Les lycéens sénégalais débarquent une nouvelle fois en Provence pour ensuite faire découvrir cet épisode à leurs collègues au pays
Au Sénégal, un groupe de lycéens sénégalais de Thiaroye, dans la banlieue de Dakar, essaie de perpétuer la mémoire de ce débarquement et des Sénégalais impliqués. Avec leur club de lecture et philosophie, ils ont travaillé sur le débarquement de Provence et certains participeront aux commémorations en France, alors que l’événement est très peu mentionné au Sénégal.
Ils sont neuf élèves autour de la table à avoir découvert cette journée du 15 août 1944 il y a quelques semaines. Découvert, car comme l’explique Ibrahima, l’un des élèves, à notre correspondant à Dakar Gwendal Lavina, « ici au Sénégal, on parle très rarement du débarquement de Provence. On a interrogé beaucoup de tirailleurs sénégalais, d’anciens combattants et même lorsqu’on était au musée des forces militaires, ils n’ont rien dit du Débarquement de Provence. Et à l’école non plus, on n’apprend pas le Débarquement de Provence. »
Un silence qui pèse sur Mamoudou, en classe de terminale : « C’est un sentiment de malheur, de frustration. C’est triste en quelque sorte que les tirailleurs aient participé au débarquement de Provence et nous, nous ne soyons pas au courant. »
Le club est donc l’occasion d’un travail minutieux, décrit par Sokhana, en seconde : « On a fait beaucoup de recherches, on a tout regroupé pour faire sortir l’histoire en vrai. Parce qu’il y a beaucoup de versions. Sur internet, tu vois ceci là et sur d’autres sites, tu ne vois pas la même histoire. On a regardé, questionné d’autres personnes et après, on a tout résumé. »

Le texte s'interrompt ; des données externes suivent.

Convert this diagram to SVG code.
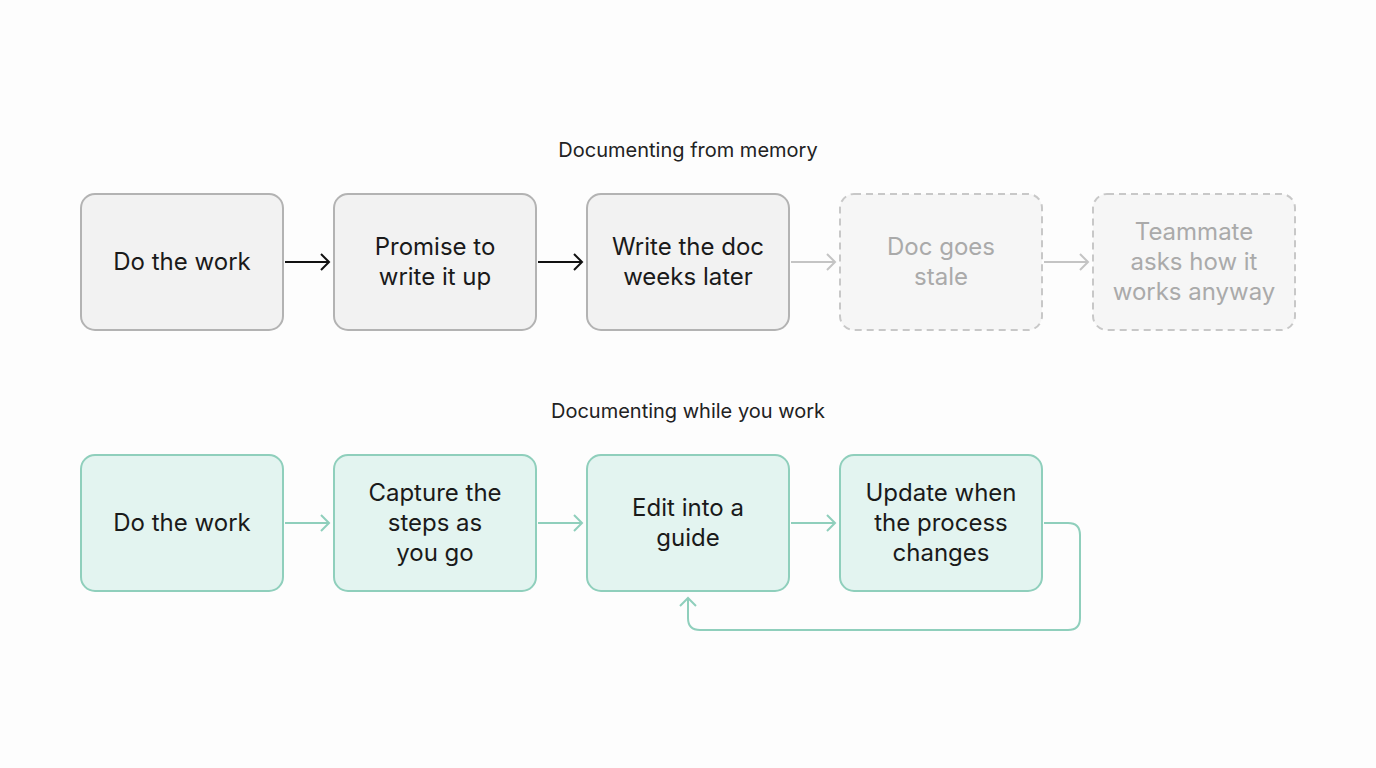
<svg xmlns="http://www.w3.org/2000/svg" width="1376" height="768" viewBox="0 0 1376 768">
<style>
text{font-family:Inter,"Noto Sans",sans-serif;text-anchor:middle}
.t{font-size:20px;fill:#222}
.n{font-size:24px;fill:#1a1a1a}
.f{font-size:24px;fill:#aaaaaa}
.g{fill:#f2f2f2;stroke:#b3b3b3;stroke-width:2}
.d{fill:#f6f6f6;stroke:#c8c8c8;stroke-width:2;stroke-dasharray:7 5}
.e{fill:#e3f4f0;stroke:#8fcfbc;stroke-width:2}
.a1{stroke:#111;stroke-width:2;fill:none}
.a2{stroke:#c4c4c4;stroke-width:2;fill:none}
.a3{stroke:#8fcfbc;stroke-width:2;fill:none}
</style>
<rect width="1376" height="768" fill="#fdfdfd"/>
<text class="t" x="688" y="157">Documenting from memory</text>
<text class="t" x="688" y="418">Documenting while you work</text>
<g id="n1"><rect class="g" x="81" y="194" width="202" height="136" rx="14"/><text class="n" x="182" y="270">Do the work</text></g>
<g id="n2"><rect class="g" x="334" y="194" width="202" height="136" rx="14"/><text class="n" x="435" y="255">Promise to</text><text class="n" x="435" y="285">write it up</text></g>
<g id="n3"><rect class="g" x="587" y="194" width="202" height="136" rx="14"/><text class="n" x="688" y="255">Write the doc</text><text class="n" x="688" y="285">weeks later</text></g>
<g id="n4"><rect class="d" x="840" y="194" width="202" height="136" rx="14"/><text class="f" x="941" y="255">Doc goes</text><text class="f" x="941" y="285">stale</text></g>
<g id="n5"><rect class="d" x="1093" y="194" width="202" height="136" rx="14"/><text class="f" x="1194" y="240">Teammate</text><text class="f" x="1194" y="270">asks how it</text><text class="f" x="1194" y="300">works anyway</text></g>
<g id="m1"><rect class="e" x="81" y="455" width="202" height="136" rx="14"/><text class="n" x="182" y="531">Do the work</text></g>
<g id="m2"><rect class="e" x="334" y="455" width="202" height="136" rx="14"/><text class="n" x="435" y="501">Capture the</text><text class="n" x="435" y="531">steps as</text><text class="n" x="435" y="561">you go</text></g>
<g id="m3"><rect class="e" x="587" y="455" width="202" height="136" rx="14"/><text class="n" x="688" y="516">Edit into a</text><text class="n" x="688" y="546">guide</text></g>
<g id="m4"><rect class="e" x="840" y="455" width="202" height="136" rx="14"/><text class="n" x="941" y="501">Update when</text><text class="n" x="941" y="531">the process</text><text class="n" x="941" y="561">changes</text></g>
<g id="connectors">
<path class="a1" d="M285 262H329M321 254l8 8-8 8"/>
<path class="a1" d="M538 262H582M574 254l8 8-8 8"/>
<path class="a2" d="M791 262H835M827 254l8 8-8 8"/>
<path class="a2" d="M1044 262H1088M1080 254l8 8-8 8"/>
<path class="a3" d="M285 523H329M321 515l8 8-8 8"/>
<path class="a3" d="M538 523H582M574 515l8 8-8 8"/>
<path class="a3" d="M791 523H835M827 515l8 8-8 8"/>
<path class="a3" d="M1044 523H1068Q1080 523 1080 535V618Q1080 630 1068 630H700Q688 630 688 618V598M680 606l8-8 8 8"/>
</g>
</svg>
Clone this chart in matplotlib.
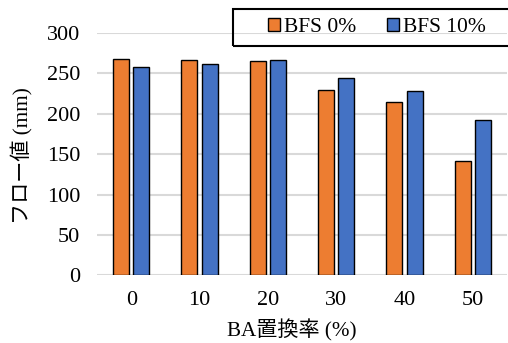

Ibrahima participe aux cérémonies en France et il compte bien en profiter pour discuter avec les lycéens français : « Nous souhaitons vraiment nous rendre dans ces lieux pour savoir comment eux ils interprètent l’histoire, qu’est-ce qu’ils ont compris. Et on compte échanger là-dessus pour voir la meilleure version : nous tenons vraiment à la réécriture de l’histoire. »
Une réécriture de l’histoire pour en faire leur histoire : c’est l’objectif de ces lycéens qui ont déjà prévu de faire découvrir cet épisode méconnu à leurs camarades dès la rentrée.